## The request
Starting at the first line of the listing below, retype each line up to and including the one that contains "samples = list(range(1, 63))". Leave pictures out.

** Begin Stored data **

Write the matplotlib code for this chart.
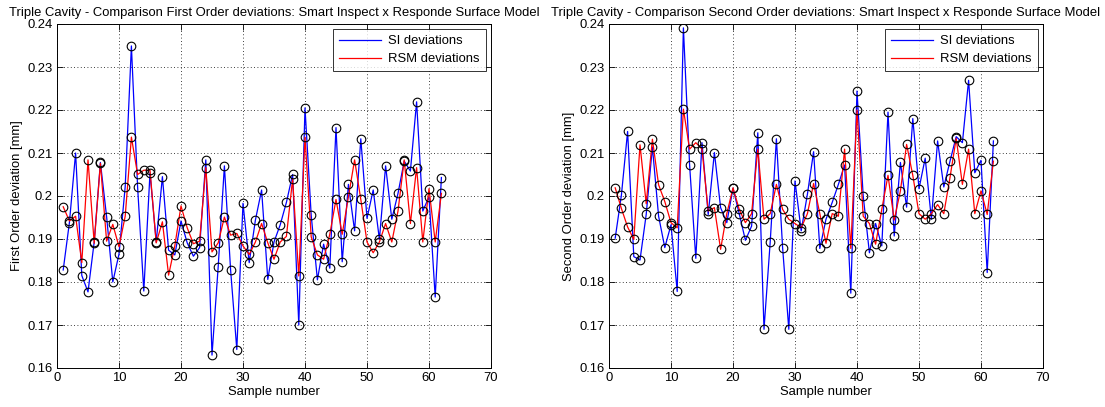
import matplotlib
matplotlib.use("Agg")
import matplotlib.pyplot as plt
from matplotlib.ticker import FuncFormatter, MultipleLocator

plt.rcParams['font.family'] = ['Liberation Sans', 'DejaVu Sans']

samples = list(range(1, 63))

si_first = [0.1828, 0.1938, 0.2100, 0.1815, 0.1777, 0.1893, 0.2078, 0.1952, 0.1800, 0.1865,
            0.2022, 0.2349, 0.2021, 0.1779, 0.2054, 0.1893, 0.2045, 0.1874, 0.1863, 0.1942,
            0.1891, 0.1860, 0.1880, 0.2084, 0.1630, 0.1836, 0.2070, 0.1828, 0.1643, 0.1983,
            0.1845, 0.1944, 0.2014, 0.1806, 0.1893, 0.1933, 0.1985, 0.2050, 0.1700, 0.2205,
            0.1955, 0.1805, 0.1888, 0.1832, 0.2159, 0.1847, 0.2027, 0.1919, 0.2133, 0.1948,
            0.2014, 0.1899, 0.2070, 0.1946, 0.2006, 0.2081, 0.2058, 0.2219, 0.1965, 0.1998,
            0.1765, 0.2043]
rsm_first = [0.1975, 0.1942, 0.1953, 0.1845, 0.2084, 0.1890, 0.2076, 0.1895, 0.1934, 0.1882,
             0.1953, 0.2137, 0.2050, 0.2060, 0.2060, 0.1891, 0.1940, 0.1816, 0.1884, 0.1977,
             0.1926, 0.1889, 0.1895, 0.2066, 0.1870, 0.1891, 0.1951, 0.1909, 0.1913, 0.1884,
             0.1864, 0.1893, 0.1936, 0.1891, 0.1853, 0.1893, 0.1906, 0.2039, 0.1814, 0.2137,
             0.1905, 0.1863, 0.1853, 0.1911, 0.1992, 0.1911, 0.1998, 0.2084, 0.1992, 0.1893,
             0.1868, 0.1893, 0.1936, 0.1893, 0.1965, 0.2084, 0.1936, 0.2066, 0.1893, 0.2017,
             0.1893, 0.2006]

si_second = [0.1902, 0.2002, 0.2150, 0.1859, 0.1851, 0.1957, 0.2114, 0.1953, 0.1880, 0.1933,
             0.1778, 0.2391, 0.2072, 0.1855, 0.2124, 0.1957, 0.2101, 0.1973, 0.1938, 0.2018,
             0.1959, 0.1897, 0.1930, 0.2147, 0.1690, 0.1893, 0.2133, 0.1880, 0.1690, 0.2035,
             0.1919, 0.2004, 0.2103, 0.1878, 0.1946, 0.1985, 0.2027, 0.2072, 0.1774, 0.2244,
             0.2000, 0.1868, 0.1936, 0.1884, 0.2195, 0.1907, 0.2078, 0.1974, 0.2180, 0.2017,
             0.2088, 0.1946, 0.2128, 0.2021, 0.2081, 0.2138, 0.2124, 0.2269, 0.2054, 0.2083,
             0.1822, 0.2128]
rsm_second = [0.2019, 0.1971, 0.1928, 0.1899, 0.2119, 0.1982, 0.2132, 0.2026, 0.1987, 0.1938,
              0.1926, 0.2202, 0.2109, 0.2124, 0.2109, 0.1965, 0.1973, 0.1876, 0.1959, 0.2019,
              0.1969, 0.1938, 0.1959, 0.2109, 0.1946, 0.1959, 0.2027, 0.1969, 0.1946, 0.1936,
              0.1926, 0.1959, 0.2029, 0.1959, 0.1890, 0.1959, 0.1953, 0.2109, 0.1878, 0.2200,
              0.1953, 0.1936, 0.1888, 0.1969, 0.2048, 0.1944, 0.2012, 0.2120, 0.2048, 0.1959,
              0.1946, 0.1959, 0.1980, 0.1959, 0.2043, 0.2134, 0.2027, 0.2109, 0.1959, 0.2012,
              0.1957, 0.2081]

titles = ["Triple Cavity - Comparison First Order deviations: Smart Inspect x Responde Surface Model",
          "Triple Cavity - Comparison Second Order deviations: Smart Inspect x Responde Surface Model"]
ylabels = ["First Order deviation [mm]", "Second Order deviation [mm]"]
xlabel = "Sample number"
legend_labels = ["SI deviations", "RSM deviations"]

W, H = 1105, 407
fig = plt.figure(figsize=(W / 100, H / 100), dpi=100, facecolor='white')

axes_px = [(57, 24, 434, 344), (609, 24, 434, 344)]
panels = [(si_first, rsm_first), (si_second, rsm_second)]

fmt = FuncFormatter(lambda v, p: ('%g' % round(v, 4)))
fs = 9.4

for (x0, y0, w, h), (si, rsm), title, ylab in zip(axes_px, panels, titles, ylabels):
    ax = fig.add_axes([x0 / W, 1 - (y0 + h) / H, w / W, h / H])
    ax.plot(samples, si, color=(0, 0, 1), lw=0.9, label=legend_labels[0], zorder=2)
    ax.plot(samples, rsm, color=(1, 0, 0), lw=0.9, label=legend_labels[1], zorder=3)
    ax.plot(samples, si, ls='none', marker='o', ms=6.2, mfc='none', mec='black', mew=0.8, zorder=4)
    ax.plot(samples, rsm, ls='none', marker='o', ms=6.2, mfc='none', mec='black', mew=0.8, zorder=4)
    ax.set_xlim(0, 70)
    ax.set_ylim(0.16, 0.24)
    ax.xaxis.set_major_locator(MultipleLocator(10))
    ax.yaxis.set_major_locator(MultipleLocator(0.01))
    ax.yaxis.set_major_formatter(fmt)
    ax.grid(True, color='black', ls=(0, (1, 3)), lw=0.6)
    ax.tick_params(direction='in', top=True, right=True, labelsize=fs, length=4, width=0.6,
                   colors='black', pad=3)
    for s in ax.spines.values():
        s.set_linewidth(0.7)
    ax.set_title(title, fontsize=fs, pad=6)
    ax.set_ylabel(ylab, fontsize=fs, labelpad=3)
    ax.set_xlabel(xlabel, fontsize=fs, labelpad=1)
    leg = ax.legend(loc='upper right', fontsize=fs, frameon=True, fancybox=False,
                    borderaxespad=0.4, handlelength=3.2, handletextpad=0.6,
                    borderpad=0.45, labelspacing=0.45)
    leg.get_frame().set_edgecolor('black')
    leg.get_frame().set_linewidth(0.7)

fig.savefig("out.png", dpi=100, facecolor='white')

** End Stored data **

## Solution for this problem
Write the matplotlib code for this chart.
import matplotlib
matplotlib.use("Agg")
import matplotlib.pyplot as plt
from matplotlib.ticker import FuncFormatter, MultipleLocator

plt.rcParams['font.family'] = ['Liberation Sans', 'DejaVu Sans']

samples = list(range(1, 63))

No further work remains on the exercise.